When people say they listen to Black Flag, they usually mean the bands material from 1977-1981: the stuff recorded before Henry Rollins joined and Rollins’ first album with the band, Damaged.  This is the fun punk sing-a-long stuff, you know: REVENGE!!!  TV PARTY!!! WASTED!!!.

After the hardcore movement lost its initial momentum, the bands that were left then had to figure out a new direction.   “Going metal” was the most common decision, whether the midtempo groove that bands like SSD or Corrosion of Conformity adopted, or the crossover thrash of DRI and Gang Green.  Bad Brains showcased their jazz fusion roots more, slowed down their tempos, and upped their production values.  The Meat Puppets produced a more tuneful result once they slowed their cacophony down from 78rpm.  Black Flag’s approach was all of the above.  The tempos went down, vocal cords were no longer shredded raw, and there was certainly a lot of jazz fusion going down. And, by most accounts, Greg Ginn started smoking a lot of pot.  Later Flag records vary from extremely righteous to totally self-indulgent depending on how much herb you’ve smoked.

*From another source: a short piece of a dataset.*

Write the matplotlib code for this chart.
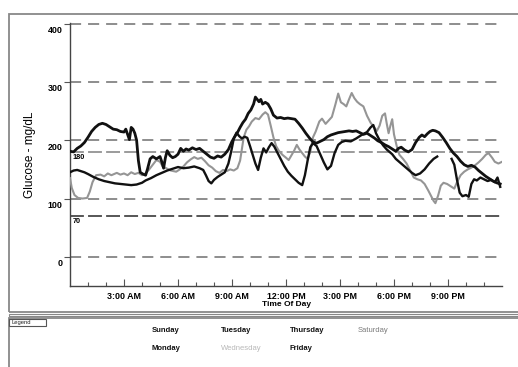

I like the Black Flag records from 1983 onward and think there are a lot of great songs on them.  Like Carducci says, considering the environment in and around the band, it’s fortunate that so much good music was released.  That said, “DRINKING BLACK COFFEE, BLACK COFFEE” is easily one of the stupidest rock song choruses I’ve ever heard in my life.  That’s the thing with later Flag, they’re not cool: it’s dork music.  Somehow from 1977 to 1981, a gangly nerd like Greg Ginn wrote a bunch of music that some of the dumbest jocks and surf nazis in Southern California used as a soundtrack for complete mayhem. These geeks hitched their horses to the punk wagon and somehow became righteous dudes.  But, add in Henry Rollins (a/k/a “Hank the Crank”), a military school misfit who kept snakes as pets, and suddenly the music stopped being so party hardy.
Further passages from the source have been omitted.